Pour finir, la quatrième et dernière session a abordé la construction du féminin dans la société chinoise. Jiang CHANG de l’Université de Tsinghua a discuté du mécanisme de formation de l’identité de genre en s’intéressant à la réception des programmes télévisés européens par le public chinois. À travers l’étude de la série télévisée allemande « Knallerfrauen », il a montré comment les spectatrices y puisent une ressource les aidant à redéfinir leur identité de femme et à être plus puissantes dans la société chinoise actuelle. Hao TIAN, également de l’Université de Tsinghua, a présenté sa recherche sur la construction de la féminité parmi les présentatrices de jeux vidéo. À travers cette fonction, ces jeunes femmes peuvent non seulement gagner de l’argent, mais se retrouvent également érigées en tant que modèles de féminité, belles et attirantes pour le public masculin. Pourtant, cette représentation féminine a complètement été construite pour satisfaire le goût des hommes. Cette présentation a amené une réflexion plus profonde sur l’agentivité des femmes dans la présentation et l’utilisation de leur corps dans l’espace média. Moyu WANG de l’Université de Communication de la Chine, a analysé l’image des femmes dans les publicités chinoises où l’approche genrée est une ressource fréquemment utilisée afin d’attirer l’attention et la sympathie des clients. En mettant l’accent sur la relation entre les stéréotypes féminins, les changements sociaux et les « valeurs chinoises », elle a montré l’évolution de l’image de la femme, incarnée le plus souvent dans sa dimension esthétique, mais qui tend à se diversifier depuis les années 2000.
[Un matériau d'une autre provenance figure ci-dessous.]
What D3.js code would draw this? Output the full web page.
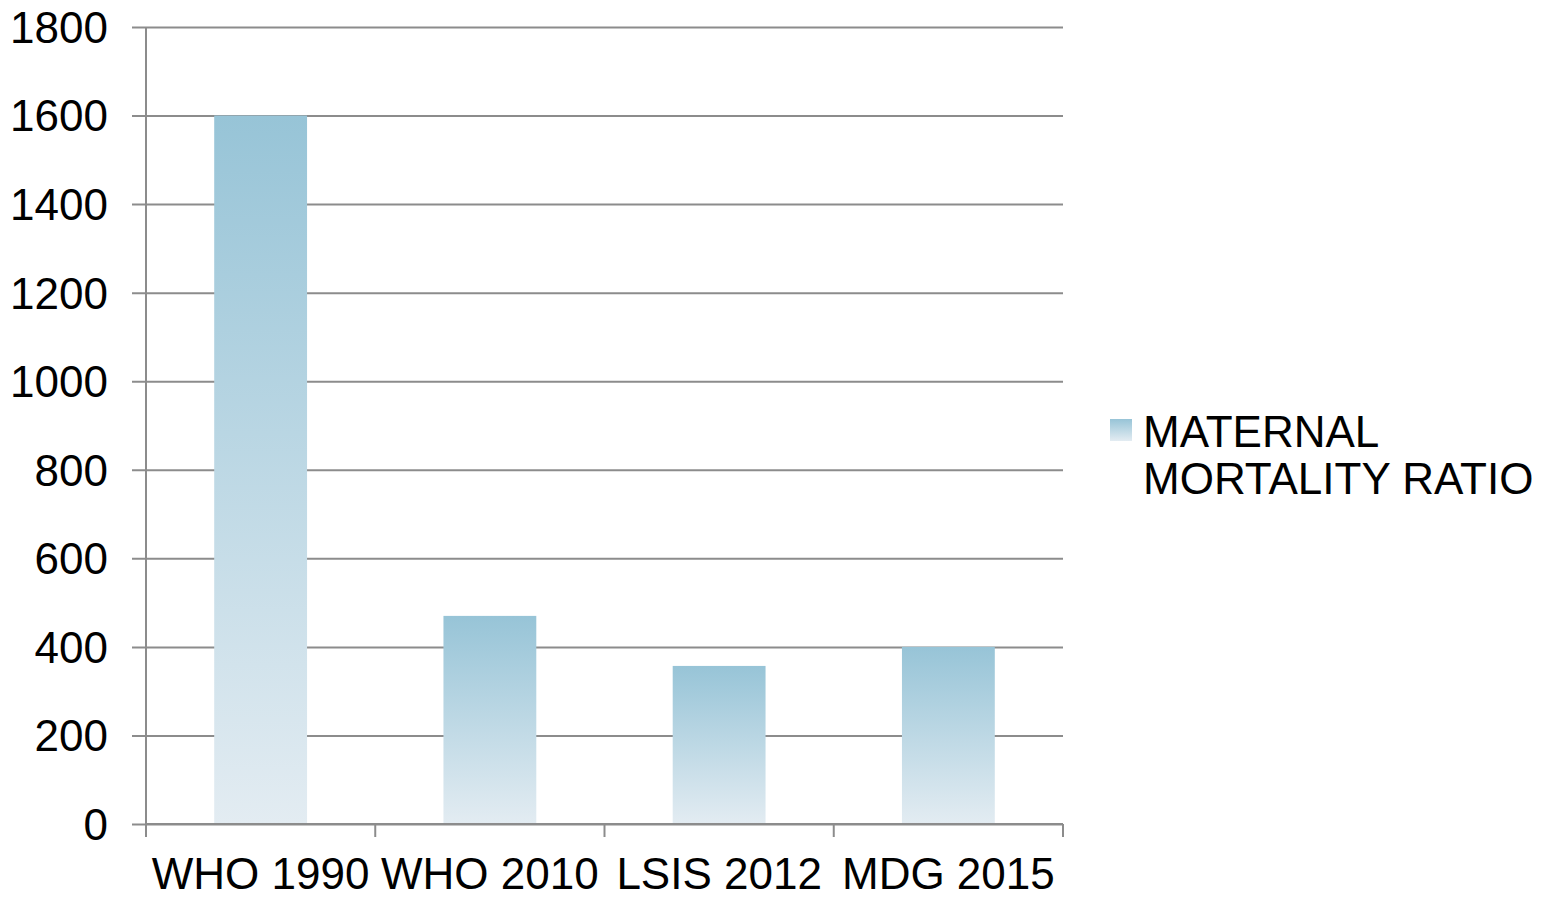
<!DOCTYPE html>
<html>
<head>
<meta charset="utf-8">
<script src="https://cdn.jsdelivr.net/npm/d3@7.9.0/dist/d3.min.js"></script>
<style>
  html, body { margin: 0; padding: 0; background: #fff; }
  svg { display: block; }
  text { font-family: "Liberation Sans", Arial, sans-serif; fill: #000; }
</style>
</head>
<body>
<div id="chart"></div>
<script>
const categories = ['WHO 1990', 'WHO 2010', 'LSIS 2012', 'MDG 2015'];
const values = [1600, 470, 357, 400];
const yTicks = [0, 200, 400, 600, 800, 1000, 1200, 1400, 1600, 1800];
const seriesName = ['MATERNAL', 'MORTALITY RATIO'];

const width = 1557;
const height = 897;
const plot = { left: 146, right: 1063, top: 27, bottom: 824 };
const gridColor = '#8c8c8c';

const svg = d3
  .select('#chart')
  .append('svg')
  .attr('width', width)
  .attr('height', height);

const defs = svg.append('defs');
const grad = defs
  .append('linearGradient')
  .attr('id', 'barGrad')
  .attr('x1', 0).attr('y1', 0)
  .attr('x2', 0).attr('y2', 1);
grad.append('stop').attr('offset', '0%').attr('stop-color', '#97c4d7');
grad.append('stop').attr('offset', '100%').attr('stop-color', '#e3ecf2');

const xScale = d3
  .scaleBand()
  .domain(categories)
  .range([plot.left, plot.right])
  .paddingInner(0.595)
  .paddingOuter(0.2975);

const yScale = d3.scaleLinear().domain([0, 1800]).range([plot.bottom, plot.top]);

// gridlines + y ticks
const yAxis = svg
  .append('g')
  .attr('transform', `translate(${plot.left}, 0)`)
  .call(
    d3.axisLeft(yScale)
      .tickValues(yTicks)
      .tickSizeInner(-(plot.right - plot.left))
      .tickSizeOuter(0)
      .tickFormat('')
  );
yAxis.select('.domain').remove();
yAxis.selectAll('line').attr('stroke', gridColor).attr('stroke-width', 2).attr('x1', -14);

// y labels
svg
  .append('g')
  .selectAll('text')
  .data(yTicks)
  .join('text')
  .attr('x', 108)
  .attr('y', (d) => yScale(d))
  .attr('dy', '0.36em')
  .attr('text-anchor', 'end')
  .style('font-size', '44px')
  .text((d) => d);

// bars
svg
  .append('g')
  .selectAll('rect')
  .data(values)
  .join('rect')
  .attr('x', (d, i) => xScale(categories[i]))
  .attr('y', (d) => yScale(d))
  .attr('width', xScale.bandwidth())
  .attr('height', (d) => yScale(0) - yScale(d))
  .attr('fill', 'url(#barGrad)');

// y axis line
svg
  .append('line')
  .attr('x1', plot.left).attr('x2', plot.left)
  .attr('y1', plot.top).attr('y2', plot.bottom)
  .attr('stroke', gridColor)
  .attr('stroke-width', 2);

// x axis
const xEdges = d3.range(categories.length + 1).map(
  (i) => plot.left + (i * (plot.right - plot.left)) / categories.length
);
svg
  .append('line')
  .attr('x1', plot.left).attr('x2', plot.right)
  .attr('y1', plot.bottom).attr('y2', plot.bottom)
  .attr('stroke', gridColor)
  .attr('stroke-width', 2);
svg
  .append('g')
  .selectAll('line')
  .data(xEdges)
  .join('line')
  .attr('x1', (d) => d).attr('x2', (d) => d)
  .attr('y1', plot.bottom).attr('y2', plot.bottom + 13)
  .attr('stroke', gridColor)
  .attr('stroke-width', 2);

svg
  .append('g')
  .selectAll('text')
  .data(categories)
  .join('text')
  .attr('x', (d) => xScale(d) + xScale.bandwidth() / 2)
  .attr('y', 889)
  .attr('text-anchor', 'middle')
  .style('font-size', '44px')
  .text((d) => d);

// legend
const legend = svg.append('g');
legend
  .append('rect')
  .attr('x', 1110).attr('y', 419)
  .attr('width', 22).attr('height', 22)
  .attr('fill', 'url(#barGrad)');
legend
  .selectAll('text')
  .data(seriesName)
  .join('text')
  .attr('x', 1143)
  .attr('y', (d, i) => 447 + i * 47)
  .style('font-size', '44px')
  .text((d) => d);
</script>
</body>
</html>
Les discussions issues de ces deux journées de colloque nous ont amené à une réflexion plus large sur les différences culturelles et les questions de genre dans différents contextes sociaux. Les valeurs attribuées au genre se doivent d’être contextualisées spatialement et géographiquement, car elles sont intrinsèquement liées aux valeurs dites « culturelles ». Cependant, cette perspective tend à se complexifier davantage dans le processus de globalisation : en effet, la question du genre devient alors un outil, un dispositif discursif permettant aux acteurs sociaux de rejeter ou d’intégrer certaines valeurs, et de redéfinir les rapports de domination et de pouvoir, où d’autres facteurs sociaux tels que la classe sociale, l’âge, l’ethnicité entrent en compte.